Another issue that has arisen with the changes to Long Island City is that retail has struggled to keep pace with residential development, and Kleinberg says some locals are unhappy that there aren't more shopping and dining options. “The residential was built out before the support system came along,” Kleinberg says. “There has been a lot of clamor for hardware stores or another grocery store, as well as better restaurants or at least more choices.”
He explains that landlords, in anticipation of the arrival of new residents, price retail spaces as if customers were already there; businesses, however, are reluctant to move in if they expect to have low volume until new residential units are filled.
“But if you build it, they will come,” Kleinberg says, noting commercial development along Vernon and Jackson Boulevards. And mixed-use properties like the Falchi Building have brought in more vendors, including a grocery store and food start-ups. (Read our prior conversation with Kleinberg to see his recommendations for local dining and entertainment.)

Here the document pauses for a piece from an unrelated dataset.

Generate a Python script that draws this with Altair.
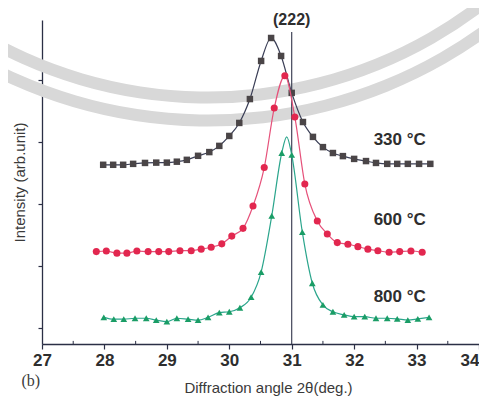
import altair as alt
import pandas as pd

# ---- data ----
# 330 °C (squares)
x330 = [27.98, 28.14, 28.30, 28.46, 28.65, 28.83, 29.00, 29.16, 29.32, 29.50, 29.68, 29.84,
        30.00, 30.16, 30.33, 30.51, 30.67, 30.83, 31.00, 31.18, 31.34, 31.50, 31.66, 31.82,
        32.00, 32.19, 32.35, 32.53, 32.69, 32.86, 33.04, 33.22]
y330 = [5.28, 5.28, 5.28, 5.31, 5.34, 5.35, 5.35, 5.38, 5.44, 5.57, 5.69, 5.89,
        6.21, 6.63, 7.40, 8.63, 9.37, 8.79, 7.60, 6.66, 6.18, 5.85, 5.66, 5.56,
        5.47, 5.40, 5.34, 5.31, 5.31, 5.31, 5.31, 5.31]

# 600 °C (circles)
x600 = [27.87, 28.03, 28.20, 28.36, 28.52, 28.70, 28.87, 29.03, 29.21, 29.39, 29.55, 29.71,
        29.88, 30.04, 30.22, 30.38, 30.56, 30.72, 30.89, 31.05, 31.21, 31.41, 31.57, 31.73,
        31.90, 32.06, 32.22, 32.38, 32.56, 32.73, 32.91, 33.09]
y600 = [2.48, 2.50, 2.43, 2.43, 2.50, 2.48, 2.48, 2.48, 2.51, 2.51, 2.56, 2.62,
        2.73, 2.98, 3.23, 3.95, 5.19, 7.11, 8.15, 6.82, 4.66, 3.47, 3.05, 2.77,
        2.72, 2.64, 2.56, 2.51, 2.46, 2.48, 2.50, 2.46]

# 800 °C (triangles)
x800 = [27.99, 28.15, 28.31, 28.49, 28.67, 28.83, 29.00, 29.16, 29.34, 29.50, 29.66, 29.84,
        30.00, 30.17, 30.35, 30.51, 30.68, 30.84, 31.00, 31.17, 31.33, 31.50, 31.66, 31.84,
        32.00, 32.17, 32.35, 32.53, 32.69, 32.86, 33.02, 33.20]
y800 = [0.36, 0.30, 0.30, 0.33, 0.33, 0.27, 0.22, 0.33, 0.30, 0.27, 0.36, 0.51,
        0.54, 0.67, 1.01, 1.82, 3.63, 5.66, 5.60, 3.11, 1.46, 0.76, 0.54, 0.44,
        0.38, 0.38, 0.33, 0.33, 0.31, 0.27, 0.31, 0.36]
# apex of the fitted 800 °C curve (line only, no marker)
peak800_x = [30.92]
peak800_y = [6.18]

# series labels
label_text = ["330 °C", "600 °C", "800 °C"]
label_x = [32.73, 32.73, 32.73]
label_y = [6.08, 3.50, 1.02]

# reflection marker
peak_label = ["(222)"]
peak_pos = [31.0]
peak_top = [9.56]
peak_label_y = [9.95]

x_ticks = [27, 28, 29, 30, 31, 32, 33, 34]
x_minor = [27.5, 28.5, 29.5, 30.5, 31.5, 32.5, 33.5]
y_ticks = [0, 1, 2, 3, 4, 5, 6, 7, 8, 9]
x_domain = [27, 34]
y_domain = [-0.5, 9.95]

panel_tag = ["(b)"]
panel_tag_x = [26.82]
panel_tag_y = [-1.68]

AXIS_COL = "#2b2f45"
TXT_COL = "#2e2e2e"

X = alt.X("x:Q",
          scale=alt.Scale(domain=x_domain, nice=False, zero=False),
          axis=alt.Axis(values=x_ticks, format="d", grid=False, tickSize=5,
                        tickColor=AXIS_COL, domainColor=AXIS_COL, domainWidth=1.3,
                        tickWidth=1.2, labelFont="Liberation Sans", labelFontWeight="bold",
                        labelFontSize=17, labelColor=TXT_COL, labelPadding=3,
                        labelOverlap=False, labelFlush=False,
                        labelAlign=alt.ExprRef(expr="datum.value == 34 ? 'right' : 'center'"),
                        title="Diffraction angle 2θ(deg.)", titleFont="Liberation Sans",
                        titleFontWeight="normal", titleFontSize=15, titleColor="#3a3a3a",
                        titlePadding=12, titleX=226))
Y = alt.Y("y:Q",
          scale=alt.Scale(domain=y_domain, nice=False, zero=False),
          axis=alt.Axis(values=y_ticks, labels=False, grid=False, tickSize=4,
                        tickColor=AXIS_COL, domainColor=AXIS_COL, domainWidth=1.3,
                        tickWidth=1.2, title="Intensity (arb.unit)",
                        titleFont="Liberation Sans", titleFontWeight="normal",
                        titleFontSize=15, titleColor="#3a3a3a", titlePadding=10))

layers = []

# faint watermark rings of the scanned page (decoration)
for r_out, r_in in [(455.5, 443.5), (478.5, 466.5)]:
    layers.append(
        alt.Chart(pd.DataFrame({"k": [0]})).mark_arc(
            radius=r_out, radius2=r_in, theta=1.95, theta2=4.1, color="#d8d8d8"
        ).encode(x=alt.value(166), y=alt.value(-372))
    )


def series(xs, ys, shape, mcol, lcol, size, lx=None, ly=None):
    df = pd.DataFrame({"x": xs, "y": ys})
    ldf = df
    if lx is not None:
        ldf = pd.concat([df, pd.DataFrame({"x": lx, "y": ly})]).sort_values("x")
    line = alt.Chart(ldf).mark_line(color=lcol, strokeWidth=1.2,
                                    interpolate="monotone").encode(x=X, y=Y)
    pts = alt.Chart(df).mark_point(shape=shape, filled=True, size=size, color=mcol,
                                   opacity=1).encode(x=X, y=Y)
    return [line, pts]


# vertical (222) reference line
rule_df = pd.DataFrame({"x": peak_pos, "y0": [y_domain[0]], "y1": peak_top})
layers.append(alt.Chart(rule_df).mark_rule(color="#30344a", strokeWidth=1.1).encode(
    x=X, y=alt.Y("y0:Q", scale=alt.Scale(domain=y_domain, nice=False, zero=False)),
    y2="y1:Q"))

layers += series(x330, y330, "square", "#4a4547", "#3a3e56", 42)
layers += series(x600, y600, "circle", "#e2274f", "#e6517a", 50)
layers += series(x800, y800, "triangle-up", "#1a9d66", "#2aa58c", 45, peak800_x, peak800_y)

# minor x ticks (inward)
minor_df = pd.DataFrame({"x": x_minor, "y0": [y_domain[0]] * len(x_minor),
                         "y1": [y_domain[0] + 0.1] * len(x_minor)})
layers.append(alt.Chart(minor_df).mark_rule(color=AXIS_COL, strokeWidth=1).encode(
    x=X, y="y0:Q", y2="y1:Q"))

lab_df = pd.DataFrame({"x": label_x, "y": label_y, "t": label_text})
layers.append(alt.Chart(lab_df).mark_text(font="Liberation Sans", fontWeight="bold",
                                          fontSize=17, color=TXT_COL).encode(
    x=X, y=Y, text="t:N"))

pk_df = pd.DataFrame({"x": peak_pos, "y": peak_label_y, "t": peak_label})
layers.append(alt.Chart(pk_df).mark_text(font="Liberation Sans", fontWeight="bold",
                                         fontSize=16, color=TXT_COL,
                                         baseline="middle").encode(
    x=X, y=Y, text="t:N"))

tag_df = pd.DataFrame({"x": panel_tag_x, "y": panel_tag_y, "t": panel_tag})
layers.append(alt.Chart(tag_df).mark_text(font="Liberation Serif", fontSize=16,
                                          color="#3a3a3a", clip=False).encode(
    x=X, y=Y, text="t:N"))

chart = alt.layer(*layers).properties(
    width=437, height=324,
    autosize=alt.AutoSizeParams(type="none"),
    padding={"left": 34, "top": 12, "right": 0, "bottom": 52},
    background="white",
).configure_view(stroke=None)

chart.save("out.html", embed_options={"renderer": "svg", "actions": False})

Kleinberg says that of even greater significance is the neighborhood’s infrastructure. There’s a lag in the capacity of the local schools, causing headaches for local parents, and while LIC offers access to multiple subway lines—including the 7, G, N, and Q trains—“up to 18 weekends a year the 7 is shut down for maintenance,” Kleinberg says. “There’s only one way in for the 7 train, and that tunnel needs to be worked on. I don’t see a way around it.”
Greenpoint
“Greenpoint, get ready to get Williamsburg-ed,” read a headline in the New York Post last year. The once-sleepy north Brooklyn neighborhood, long known as an enclave for Polish immigrants, has seen its own boom: Last year, average home prices increased by 18 percent. A 2005 rezoning of the waterfront in Williamsburg and Greenpoint, which the city undertook with the goal of creating new housing in what had been a run-down industrial area, prompted heavy residential development, including Greenpoint Landing, which will bring 10 towers and over 5,000 new units to the area.
According to David Maundrell, overflow from Williamsburg has also been a major factor in drawing new residents to Greenpoint. And retail has grown along with the population, with the advent of celebrated restaurants like Glasserie, which is right on the water, not to mention Budin, the Scandinavian coffeehouse that is notoriously home to the city’s most expensive latte.

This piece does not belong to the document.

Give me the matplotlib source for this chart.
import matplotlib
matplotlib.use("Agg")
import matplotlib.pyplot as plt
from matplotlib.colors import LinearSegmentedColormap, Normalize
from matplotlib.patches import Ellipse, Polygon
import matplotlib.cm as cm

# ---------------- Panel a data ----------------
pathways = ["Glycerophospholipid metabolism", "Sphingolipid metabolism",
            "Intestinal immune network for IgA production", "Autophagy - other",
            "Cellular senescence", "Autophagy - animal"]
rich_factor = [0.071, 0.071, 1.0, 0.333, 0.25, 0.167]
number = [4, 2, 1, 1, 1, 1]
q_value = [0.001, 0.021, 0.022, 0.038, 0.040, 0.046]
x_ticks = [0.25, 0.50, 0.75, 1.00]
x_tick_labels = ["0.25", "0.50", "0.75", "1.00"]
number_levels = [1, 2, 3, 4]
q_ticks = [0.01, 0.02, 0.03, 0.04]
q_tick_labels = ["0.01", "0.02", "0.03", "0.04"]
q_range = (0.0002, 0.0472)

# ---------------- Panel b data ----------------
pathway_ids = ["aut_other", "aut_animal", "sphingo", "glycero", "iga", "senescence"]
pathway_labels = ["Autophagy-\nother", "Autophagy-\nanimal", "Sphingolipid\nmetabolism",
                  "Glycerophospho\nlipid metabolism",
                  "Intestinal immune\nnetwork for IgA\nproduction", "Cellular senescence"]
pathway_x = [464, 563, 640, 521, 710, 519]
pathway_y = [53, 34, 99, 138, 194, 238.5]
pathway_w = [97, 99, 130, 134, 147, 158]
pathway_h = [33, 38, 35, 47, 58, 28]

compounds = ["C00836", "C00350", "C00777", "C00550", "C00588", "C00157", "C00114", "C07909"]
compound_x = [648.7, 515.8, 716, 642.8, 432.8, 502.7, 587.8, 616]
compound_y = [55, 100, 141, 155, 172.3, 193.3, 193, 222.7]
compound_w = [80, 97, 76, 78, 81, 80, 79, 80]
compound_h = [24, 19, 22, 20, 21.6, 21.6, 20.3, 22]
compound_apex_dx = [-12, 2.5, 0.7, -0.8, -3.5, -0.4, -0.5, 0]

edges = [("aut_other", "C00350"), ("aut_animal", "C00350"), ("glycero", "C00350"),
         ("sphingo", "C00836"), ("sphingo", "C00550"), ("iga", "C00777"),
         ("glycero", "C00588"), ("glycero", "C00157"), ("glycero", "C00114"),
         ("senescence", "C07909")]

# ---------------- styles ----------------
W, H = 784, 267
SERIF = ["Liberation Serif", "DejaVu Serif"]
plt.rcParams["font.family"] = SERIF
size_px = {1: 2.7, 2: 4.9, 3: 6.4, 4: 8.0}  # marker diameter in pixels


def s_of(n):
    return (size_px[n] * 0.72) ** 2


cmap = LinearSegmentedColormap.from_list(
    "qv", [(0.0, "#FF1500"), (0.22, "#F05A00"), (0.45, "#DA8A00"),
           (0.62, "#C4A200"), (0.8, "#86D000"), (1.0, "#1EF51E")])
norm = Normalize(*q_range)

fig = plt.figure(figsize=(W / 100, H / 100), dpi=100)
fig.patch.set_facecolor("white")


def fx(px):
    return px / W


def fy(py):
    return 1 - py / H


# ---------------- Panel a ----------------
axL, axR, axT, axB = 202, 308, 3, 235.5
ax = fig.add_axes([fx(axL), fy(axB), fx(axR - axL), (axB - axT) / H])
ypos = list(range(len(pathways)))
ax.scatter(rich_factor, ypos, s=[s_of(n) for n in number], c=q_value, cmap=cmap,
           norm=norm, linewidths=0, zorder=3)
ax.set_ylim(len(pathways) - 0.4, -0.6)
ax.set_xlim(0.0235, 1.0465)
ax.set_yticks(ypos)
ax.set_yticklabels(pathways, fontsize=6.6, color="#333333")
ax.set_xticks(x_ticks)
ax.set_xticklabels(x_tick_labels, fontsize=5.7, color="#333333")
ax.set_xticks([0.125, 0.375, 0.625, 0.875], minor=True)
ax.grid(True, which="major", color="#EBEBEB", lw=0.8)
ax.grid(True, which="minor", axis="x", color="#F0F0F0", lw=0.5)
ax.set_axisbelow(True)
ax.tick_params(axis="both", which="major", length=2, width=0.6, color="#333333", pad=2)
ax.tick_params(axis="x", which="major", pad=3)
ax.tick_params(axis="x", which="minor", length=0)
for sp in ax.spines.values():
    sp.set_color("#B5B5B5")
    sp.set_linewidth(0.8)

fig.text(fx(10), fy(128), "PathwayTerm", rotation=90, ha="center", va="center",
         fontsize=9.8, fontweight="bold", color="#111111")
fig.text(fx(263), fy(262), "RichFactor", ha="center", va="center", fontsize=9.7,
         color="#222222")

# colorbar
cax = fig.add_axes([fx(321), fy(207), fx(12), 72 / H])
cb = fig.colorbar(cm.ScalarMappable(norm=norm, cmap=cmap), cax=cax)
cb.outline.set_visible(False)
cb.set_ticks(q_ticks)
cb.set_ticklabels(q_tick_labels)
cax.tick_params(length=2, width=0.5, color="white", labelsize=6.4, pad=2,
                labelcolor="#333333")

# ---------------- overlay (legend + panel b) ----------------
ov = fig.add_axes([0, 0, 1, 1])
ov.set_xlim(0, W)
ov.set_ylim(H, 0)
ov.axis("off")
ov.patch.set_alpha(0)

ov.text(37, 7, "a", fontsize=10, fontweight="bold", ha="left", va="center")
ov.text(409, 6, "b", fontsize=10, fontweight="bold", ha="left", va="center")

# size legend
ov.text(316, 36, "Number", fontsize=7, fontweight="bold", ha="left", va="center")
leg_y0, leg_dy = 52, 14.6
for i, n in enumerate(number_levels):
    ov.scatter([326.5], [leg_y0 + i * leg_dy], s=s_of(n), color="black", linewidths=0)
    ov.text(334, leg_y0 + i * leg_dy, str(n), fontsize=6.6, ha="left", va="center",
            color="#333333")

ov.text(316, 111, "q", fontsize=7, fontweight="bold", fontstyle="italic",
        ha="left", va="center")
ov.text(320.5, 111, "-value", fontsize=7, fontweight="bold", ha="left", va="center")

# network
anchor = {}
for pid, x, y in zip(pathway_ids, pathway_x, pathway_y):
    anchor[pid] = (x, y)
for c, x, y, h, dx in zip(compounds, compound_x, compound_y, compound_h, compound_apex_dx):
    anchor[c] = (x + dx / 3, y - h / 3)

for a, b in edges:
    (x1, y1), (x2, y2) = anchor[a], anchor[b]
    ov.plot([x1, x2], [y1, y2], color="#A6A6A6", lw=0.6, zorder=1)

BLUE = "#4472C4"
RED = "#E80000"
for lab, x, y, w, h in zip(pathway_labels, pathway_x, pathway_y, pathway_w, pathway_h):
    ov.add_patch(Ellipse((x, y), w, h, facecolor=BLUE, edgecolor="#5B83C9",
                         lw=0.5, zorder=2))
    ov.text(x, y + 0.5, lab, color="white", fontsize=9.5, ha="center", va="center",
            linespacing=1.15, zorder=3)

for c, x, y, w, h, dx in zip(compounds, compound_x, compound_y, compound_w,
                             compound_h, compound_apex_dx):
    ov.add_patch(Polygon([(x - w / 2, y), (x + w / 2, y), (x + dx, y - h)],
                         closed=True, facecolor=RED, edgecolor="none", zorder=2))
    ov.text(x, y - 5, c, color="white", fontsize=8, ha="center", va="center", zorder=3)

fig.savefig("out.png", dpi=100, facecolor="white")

Maundrell, who grew up in the area, says he expects that the new development is “going to give life to the entire Greenpoint waterfront, which had been kind of dead and abandoned. There were some warehouses there, but really nothing going on.” He recalls how as a teenager, he and his friends used to go down to the waterfront and have parties, because there was no one around at night.

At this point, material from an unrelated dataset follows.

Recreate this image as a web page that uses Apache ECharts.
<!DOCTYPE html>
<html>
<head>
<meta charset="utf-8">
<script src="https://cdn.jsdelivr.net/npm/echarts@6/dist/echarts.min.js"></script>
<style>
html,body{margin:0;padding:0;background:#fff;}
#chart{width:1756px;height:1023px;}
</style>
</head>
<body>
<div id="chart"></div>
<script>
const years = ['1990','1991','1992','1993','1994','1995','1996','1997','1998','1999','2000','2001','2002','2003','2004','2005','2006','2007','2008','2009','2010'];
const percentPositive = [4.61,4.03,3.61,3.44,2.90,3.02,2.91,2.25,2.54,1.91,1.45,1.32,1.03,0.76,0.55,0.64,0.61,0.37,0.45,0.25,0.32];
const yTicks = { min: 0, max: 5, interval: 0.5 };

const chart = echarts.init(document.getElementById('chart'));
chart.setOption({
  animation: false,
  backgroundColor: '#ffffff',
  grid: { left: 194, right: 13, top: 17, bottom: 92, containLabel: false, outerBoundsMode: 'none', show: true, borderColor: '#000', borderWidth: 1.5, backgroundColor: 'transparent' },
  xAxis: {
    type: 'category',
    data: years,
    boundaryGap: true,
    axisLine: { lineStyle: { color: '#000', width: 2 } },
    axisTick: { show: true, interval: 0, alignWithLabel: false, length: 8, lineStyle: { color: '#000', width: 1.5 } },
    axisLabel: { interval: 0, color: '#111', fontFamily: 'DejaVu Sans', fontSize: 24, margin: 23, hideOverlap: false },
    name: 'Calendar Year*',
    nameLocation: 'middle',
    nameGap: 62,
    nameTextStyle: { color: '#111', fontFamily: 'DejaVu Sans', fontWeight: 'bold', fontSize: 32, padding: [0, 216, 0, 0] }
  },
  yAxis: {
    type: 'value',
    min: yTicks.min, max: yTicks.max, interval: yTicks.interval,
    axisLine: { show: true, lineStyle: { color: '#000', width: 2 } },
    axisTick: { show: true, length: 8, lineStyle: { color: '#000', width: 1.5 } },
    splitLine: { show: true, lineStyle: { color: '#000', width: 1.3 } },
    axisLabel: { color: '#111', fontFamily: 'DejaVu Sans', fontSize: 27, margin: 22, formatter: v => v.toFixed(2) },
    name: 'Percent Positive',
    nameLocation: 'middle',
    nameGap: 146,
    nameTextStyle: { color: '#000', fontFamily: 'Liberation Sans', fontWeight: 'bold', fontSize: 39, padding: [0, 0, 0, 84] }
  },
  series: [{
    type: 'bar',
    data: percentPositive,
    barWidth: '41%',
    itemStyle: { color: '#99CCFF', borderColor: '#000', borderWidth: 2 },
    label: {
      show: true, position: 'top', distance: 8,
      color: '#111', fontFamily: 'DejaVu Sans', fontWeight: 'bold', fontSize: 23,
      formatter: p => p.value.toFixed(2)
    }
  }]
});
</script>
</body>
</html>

Despite that area’s transformation, Maundrell says, “Greenpoint is pretty much intact from what it was. It’s not a complete transformation like Willamsburg, because it’s been overlooked because of the G train.”
It seems that some disagree: In response to the proposal for Greenpoint Landing, a group of locals formed Save Greenpoint in opposition, advocating for the neigborhood's redevelopment "to be responsibly site-specific in scale and scope." Greenpoint's community board, too, rejected the plan for the towers when it was presented in 2013.
Maundrell says the neighborhood's real problem is transportation. The beleaguered G train has long had a bad reputation for slow and infrequent service, he says, and the fact that it doesn’t go into Manhattan has been a problem for Greenpoint’s real estate market: “Taking a two train commute is one thing, but when you get to a three train commute it really hurts pricing.”
In light of the planned shut down of the L train, the MTA announced that it will add two cars to the G; Maundrell says that if the city agency devotes more resources to the line, it will not only alleviate pressure on the L, but also draw more people to Greenpoint.
More residents are coming, in any case: in addition to Greenpoint Landing, a 39-story tower from Palin Enterprises and a 40-story building from RedSky Capital are both planned for the waterfront, as well.